[begin Input]
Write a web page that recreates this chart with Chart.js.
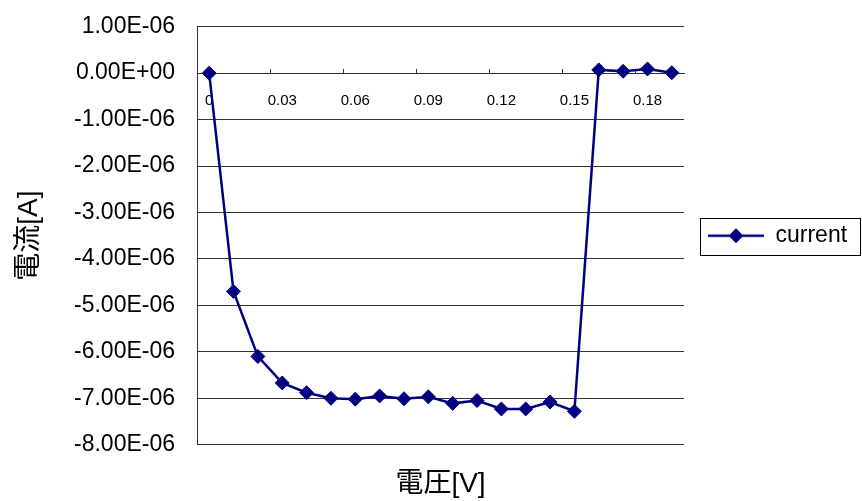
[end Input]
[begin Input]
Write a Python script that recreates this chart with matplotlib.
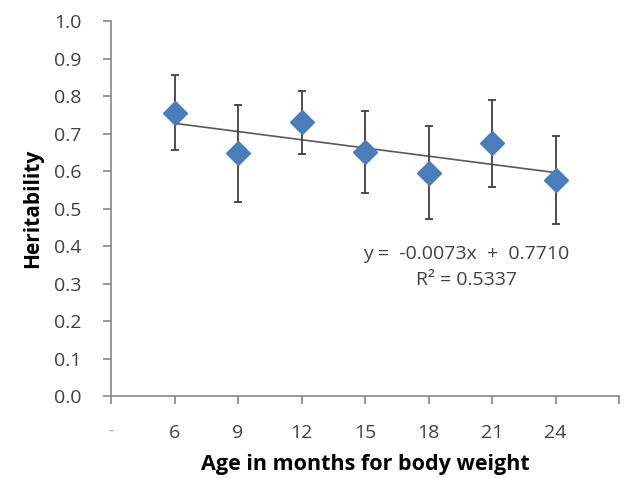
[end Input]
[begin Input]
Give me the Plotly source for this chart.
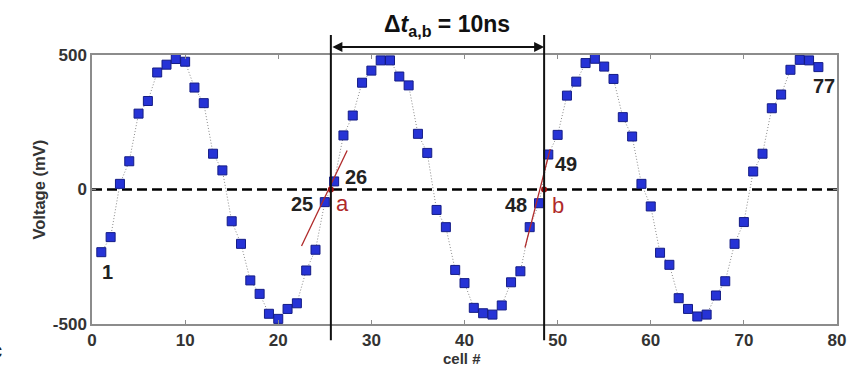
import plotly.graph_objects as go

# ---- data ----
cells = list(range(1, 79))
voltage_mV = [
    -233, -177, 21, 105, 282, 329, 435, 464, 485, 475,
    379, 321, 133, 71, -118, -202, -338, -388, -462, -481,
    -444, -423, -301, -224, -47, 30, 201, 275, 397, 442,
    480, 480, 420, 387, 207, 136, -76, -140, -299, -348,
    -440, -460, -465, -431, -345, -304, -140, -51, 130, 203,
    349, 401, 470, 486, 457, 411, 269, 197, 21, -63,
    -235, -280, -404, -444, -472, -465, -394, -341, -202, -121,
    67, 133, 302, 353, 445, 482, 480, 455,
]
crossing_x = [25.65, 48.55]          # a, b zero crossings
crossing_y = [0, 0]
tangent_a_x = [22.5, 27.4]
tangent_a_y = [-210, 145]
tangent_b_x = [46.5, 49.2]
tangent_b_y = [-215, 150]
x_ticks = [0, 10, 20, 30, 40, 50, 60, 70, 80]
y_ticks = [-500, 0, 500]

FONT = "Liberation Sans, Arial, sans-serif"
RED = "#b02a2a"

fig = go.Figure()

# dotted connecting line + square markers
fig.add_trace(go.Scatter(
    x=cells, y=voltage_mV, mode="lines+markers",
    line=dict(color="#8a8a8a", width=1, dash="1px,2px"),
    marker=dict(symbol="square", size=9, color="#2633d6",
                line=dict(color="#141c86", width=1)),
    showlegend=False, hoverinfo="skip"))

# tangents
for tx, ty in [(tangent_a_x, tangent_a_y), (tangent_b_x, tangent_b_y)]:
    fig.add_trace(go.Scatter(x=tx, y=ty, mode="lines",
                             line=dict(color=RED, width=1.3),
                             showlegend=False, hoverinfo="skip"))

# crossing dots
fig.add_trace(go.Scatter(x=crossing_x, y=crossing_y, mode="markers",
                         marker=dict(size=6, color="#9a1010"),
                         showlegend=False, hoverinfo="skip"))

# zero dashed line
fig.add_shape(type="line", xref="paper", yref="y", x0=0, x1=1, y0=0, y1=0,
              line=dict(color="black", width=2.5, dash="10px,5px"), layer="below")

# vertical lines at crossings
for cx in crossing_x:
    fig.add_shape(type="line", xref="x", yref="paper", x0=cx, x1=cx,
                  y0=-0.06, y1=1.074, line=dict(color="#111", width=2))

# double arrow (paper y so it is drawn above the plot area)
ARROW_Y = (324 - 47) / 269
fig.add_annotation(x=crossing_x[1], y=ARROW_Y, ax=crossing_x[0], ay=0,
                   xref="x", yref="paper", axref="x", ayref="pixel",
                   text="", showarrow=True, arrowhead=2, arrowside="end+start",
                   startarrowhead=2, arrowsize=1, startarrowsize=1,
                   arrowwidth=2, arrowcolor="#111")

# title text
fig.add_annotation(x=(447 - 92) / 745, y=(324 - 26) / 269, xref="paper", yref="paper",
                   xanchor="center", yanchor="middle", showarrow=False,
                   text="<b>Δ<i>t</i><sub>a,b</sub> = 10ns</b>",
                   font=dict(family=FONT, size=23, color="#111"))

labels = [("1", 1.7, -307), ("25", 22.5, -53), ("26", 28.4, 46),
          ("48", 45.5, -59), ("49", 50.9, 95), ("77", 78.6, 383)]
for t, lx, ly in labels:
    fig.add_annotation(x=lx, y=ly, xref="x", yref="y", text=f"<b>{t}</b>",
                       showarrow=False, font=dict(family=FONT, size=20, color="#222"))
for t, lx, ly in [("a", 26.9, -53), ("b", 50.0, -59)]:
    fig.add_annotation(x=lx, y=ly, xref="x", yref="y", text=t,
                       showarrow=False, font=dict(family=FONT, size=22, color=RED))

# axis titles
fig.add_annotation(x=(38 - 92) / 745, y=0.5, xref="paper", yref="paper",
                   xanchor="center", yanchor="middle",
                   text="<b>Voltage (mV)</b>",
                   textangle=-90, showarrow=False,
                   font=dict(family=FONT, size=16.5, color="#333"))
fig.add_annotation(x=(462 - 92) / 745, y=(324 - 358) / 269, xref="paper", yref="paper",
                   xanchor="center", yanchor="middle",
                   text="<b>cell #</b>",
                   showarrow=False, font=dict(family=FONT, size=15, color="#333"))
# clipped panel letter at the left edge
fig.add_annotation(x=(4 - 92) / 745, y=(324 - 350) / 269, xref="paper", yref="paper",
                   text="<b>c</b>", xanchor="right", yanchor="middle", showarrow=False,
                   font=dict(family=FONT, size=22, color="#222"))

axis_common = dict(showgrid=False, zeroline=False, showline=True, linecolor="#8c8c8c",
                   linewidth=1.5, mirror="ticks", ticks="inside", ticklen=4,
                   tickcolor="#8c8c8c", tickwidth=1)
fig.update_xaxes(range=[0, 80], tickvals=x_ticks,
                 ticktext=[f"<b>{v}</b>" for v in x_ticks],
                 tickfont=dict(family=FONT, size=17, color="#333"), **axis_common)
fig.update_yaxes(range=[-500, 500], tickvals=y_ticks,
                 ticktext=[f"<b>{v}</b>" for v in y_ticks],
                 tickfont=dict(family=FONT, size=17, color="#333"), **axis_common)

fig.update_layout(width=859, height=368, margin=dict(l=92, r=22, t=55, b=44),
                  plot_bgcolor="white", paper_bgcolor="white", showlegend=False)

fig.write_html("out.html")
[end Input]
- _Set exercise_: Word for word, restate the lines beginning with the one that has "Give me the Plotly source for this chart." and ending with the one that has "fig = go.Figure()". Keep both ends and skip any pictures.

- _Answer to the exercise_:
Give me the Plotly source for this chart.
import plotly.graph_objects as go

# ---- data ----
cells = list(range(1, 79))
voltage_mV = [
    -233, -177, 21, 105, 282, 329, 435, 464, 485, 475,
    379, 321, 133, 71, -118, -202, -338, -388, -462, -481,
    -444, -423, -301, -224, -47, 30, 201, 275, 397, 442,
    480, 480, 420, 387, 207, 136, -76, -140, -299, -348,
    -440, -460, -465, -431, -345, -304, -140, -51, 130, 203,
    349, 401, 470, 486, 457, 411, 269, 197, 21, -63,
    -235, -280, -404, -444, -472, -465, -394, -341, -202, -121,
    67, 133, 302, 353, 445, 482, 480, 455,
]
crossing_x = [25.65, 48.55]          # a, b zero crossings
crossing_y = [0, 0]
tangent_a_x = [22.5, 27.4]
tangent_a_y = [-210, 145]
tangent_b_x = [46.5, 49.2]
tangent_b_y = [-215, 150]
x_ticks = [0, 10, 20, 30, 40, 50, 60, 70, 80]
y_ticks = [-500, 0, 500]

FONT = "Liberation Sans, Arial, sans-serif"
RED = "#b02a2a"

fig = go.Figure()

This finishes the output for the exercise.